» Task brief: Skip every picture and transcribe the remaining material exactly.

» Data provided:
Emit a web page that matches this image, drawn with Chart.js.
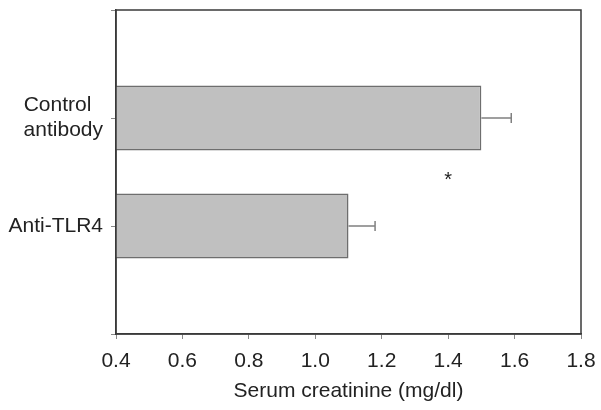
<!DOCTYPE html>
<html>
<head>
<meta charset="utf-8">
<script src="https://cdn.jsdelivr.net/npm/chart.js@4"></script>
<style>
html,body{margin:0;padding:0;background:#fff;}
#wrap{width:601px;height:410px;}
</style>
</head>
<body>
<div id="wrap"><canvas id="c" width="601" height="410"></canvas></div>
<script>
const categories = ['', ['Control  ', 'antibody'], 'Anti-TLR4', ''];
const creatinine = [null, 1.5, 1.1, null];
const errors = [null, 0.09, 0.08, null];
const xTicks = [0.4, 0.6, 0.8, 1.0, 1.2, 1.4, 1.6, 1.8];
const xTitle = 'Serum creatinine (mg/dl)';
const marker = { text: '*', x: 1.4, between: [1, 2] };

const FONT = '"Liberation Sans", Arial, Helvetica, sans-serif';

const framePlugin = {
  id: 'frame',
  afterDatasetsDraw(chart) {
    const {ctx, chartArea: a} = chart;
    ctx.save();
    ctx.strokeStyle = '#3a3a3a';
    ctx.lineWidth = 1.5;
    ctx.strokeRect(a.left, a.top, a.right - a.left, a.bottom - a.top);
    ctx.restore();
  }
};

const errorPlugin = {
  id: 'errbars',
  afterDatasetsDraw(chart) {
    const {ctx} = chart;
    const meta = chart.getDatasetMeta(0);
    const xs = chart.scales.x;
    ctx.save();
    ctx.strokeStyle = '#808080';
    ctx.lineWidth = 1.5;
    meta.data.forEach((bar, i) => {
      if (creatinine[i] == null || errors[i] == null) return;
      const x0 = xs.getPixelForValue(creatinine[i]);
      const x1 = xs.getPixelForValue(creatinine[i] + errors[i]);
      const y = bar.y;
      ctx.beginPath();
      ctx.moveTo(x0, y); ctx.lineTo(x1, y);
      ctx.moveTo(x1, y - 5); ctx.lineTo(x1, y + 5);
      ctx.stroke();
    });
    const ys = chart.scales.y;
    const yp = (ys.getPixelForValue(marker.between[0]) + ys.getPixelForValue(marker.between[1])) / 2;
    ctx.fillStyle = '#222';
    ctx.font = '20px ' + FONT;
    ctx.textAlign = 'center';
    ctx.textBaseline = 'middle';
    ctx.fillText(marker.text, xs.getPixelForValue(marker.x), yp + 8);
    ctx.restore();
  }
};

new Chart(document.getElementById('c'), {
  type: 'bar',
  data: {
    labels: categories,
    datasets: [{
      data: creatinine,
      backgroundColor: '#c0c0c0',
      borderColor: '#6e6e6e',
      borderWidth: 1.5,
      categoryPercentage: 1,
      barPercentage: 0.6
    }]
  },
  options: {
    indexAxis: 'y',
    responsive: false,
    animation: false,
    devicePixelRatio: 1,
    layout: { padding: { top: 10, right: 20, left: 0, bottom: 6 } },
    plugins: { legend: { display: false }, tooltip: { enabled: false } },
    scales: {
      x: {
        type: 'linear',
        min: 0.4, max: 1.8,
        afterBuildTicks(s) { s.ticks = xTicks.map(v => ({ value: v })); },
        afterFit(s) { s.height = 70; s.paddingLeft = 0; s.paddingRight = 0; },
        ticks: {
          callback: v => Number(v).toFixed(1),
          color: '#222',
          font: { family: FONT, size: 21 },
          padding: 10
        },
        grid: { drawOnChartArea: false, tickLength: 5, color: '#888', tickWidth: 1 },
        border: { color: '#3a3a3a', width: 1.5 },
        title: { display: true, text: xTitle, color: '#222', font: { family: FONT, size: 21 }, padding: { top: 0, bottom: 0 } }
      },
      y: {
        type: 'category',
        offset: false,
        afterFit(s) { s.width = 116; s.paddingTop = 0; s.paddingBottom = 0; },
        ticks: {
          color: '#222',
          font: { family: FONT, size: 21, lineHeight: 1.2 },
          padding: 8
        },
        grid: { offset: false, drawOnChartArea: false, tickLength: 5, color: '#888', tickWidth: 1 },
        border: { color: '#3a3a3a', width: 1.5 }
      }
    }
  },
  plugins: [framePlugin, errorPlugin]
});
</script>
</body>
</html>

» Solution to this task:
Emit a web page that matches this image, drawn with Chart.js.
<!DOCTYPE html>
<html>
<head>
<meta charset="utf-8">
<script src="https://cdn.jsdelivr.net/npm/chart.js@4"></script>
<style>
html,body{margin:0;padding:0;background:#fff;}
#wrap{width:601px;height:410px;}
</style>
</head>
<body>
<div id="wrap"><canvas id="c" width="601" height="410"></canvas></div>
<script>
const categories = ['', ['Control  ', 'antibody'], 'Anti-TLR4', ''];
const creatinine = [null, 1.5, 1.1, null];
const errors = [null, 0.09, 0.08, null];
const xTicks = [0.4, 0.6, 0.8, 1.0, 1.2, 1.4, 1.6, 1.8];
const xTitle = 'Serum creatinine (mg/dl)';
const marker = { text: '*', x: 1.4, between: [1, 2] };

const FONT = '"Liberation Sans", Arial, Helvetica, sans-serif';

const framePlugin = {
  id: 'frame',
  afterDatasetsDraw(chart) {
    const {ctx, chartArea: a} = chart;
    ctx.save();
    ctx.strokeStyle = '#3a3a3a';
    ctx.lineWidth = 1.5;
    ctx.strokeRect(a.left, a.top, a.right - a.left, a.bottom - a.top);
    ctx.restore();
  }
};

const errorPlugin = {
  id: 'errbars',
  afterDatasetsDraw(chart) {
    const {ctx} = chart;
    const meta = chart.getDatasetMeta(0);
    const xs = chart.scales.x;
    ctx.save();
    ctx.strokeStyle = '#808080';
    ctx.lineWidth = 1.5;
    meta.data.forEach((bar, i) => {
      if (creatinine[i] == null || errors[i] == null) return;
      const x0 = xs.getPixelForValue(creatinine[i]);
      const x1 = xs.getPixelForValue(creatinine[i] + errors[i]);
      const y = bar.y;
      ctx.beginPath();
      ctx.moveTo(x0, y); ctx.lineTo(x1, y);
      ctx.moveTo(x1, y - 5); ctx.lineTo(x1, y + 5);
      ctx.stroke();
    });
    const ys = chart.scales.y;
    const yp = (ys.getPixelForValue(marker.between[0]) + ys.getPixelForValue(marker.between[1])) / 2;
    ctx.fillStyle = '#222';
    ctx.font = '20px ' + FONT;
    ctx.textAlign = 'center';
    ctx.textBaseline = 'middle';
    ctx.fillText(marker.text, xs.getPixelForValue(marker.x), yp + 8);
    ctx.restore();
  }
};

new Chart(document.getElementById('c'), {
  type: 'bar',
  data: {
    labels: categories,
    datasets: [{
      data: creatinine,
      backgroundColor: '#c0c0c0',
      borderColor: '#6e6e6e',
      borderWidth: 1.5,
      categoryPercentage: 1,
      barPercentage: 0.6
    }]
  },
  options: {
    indexAxis: 'y',
    responsive: false,
    animation: false,
    devicePixelRatio: 1,
    layout: { padding: { top: 10, right: 20, left: 0, bottom: 6 } },
    plugins: { legend: { display: false }, tooltip: { enabled: false } },
    scales: {
      x: {
        type: 'linear',
        min: 0.4, max: 1.8,
        afterBuildTicks(s) { s.ticks = xTicks.map(v => ({ value: v })); },
        afterFit(s) { s.height = 70; s.paddingLeft = 0; s.paddingRight = 0; },
        ticks: {
          callback: v => Number(v).toFixed(1),
          color: '#222',
          font: { family: FONT, size: 21 },
          padding: 10
        },
        grid: { drawOnChartArea: false, tickLength: 5, color: '#888', tickWidth: 1 },
        border: { color: '#3a3a3a', width: 1.5 },
        title: { display: true, text: xTitle, color: '#222', font: { family: FONT, size: 21 }, padding: { top: 0, bottom: 0 } }
      },
      y: {
        type: 'category',
        offset: false,
        afterFit(s) { s.width = 116; s.paddingTop = 0; s.paddingBottom = 0; },
        ticks: {
          color: '#222',
          font: { family: FONT, size: 21, lineHeight: 1.2 },
          padding: 8
        },
        grid: { offset: false, drawOnChartArea: false, tickLength: 5, color: '#888', tickWidth: 1 },
        border: { color: '#3a3a3a', width: 1.5 }
      }
    }
  },
  plugins: [framePlugin, errorPlugin]
});
</script>
</body>
</html>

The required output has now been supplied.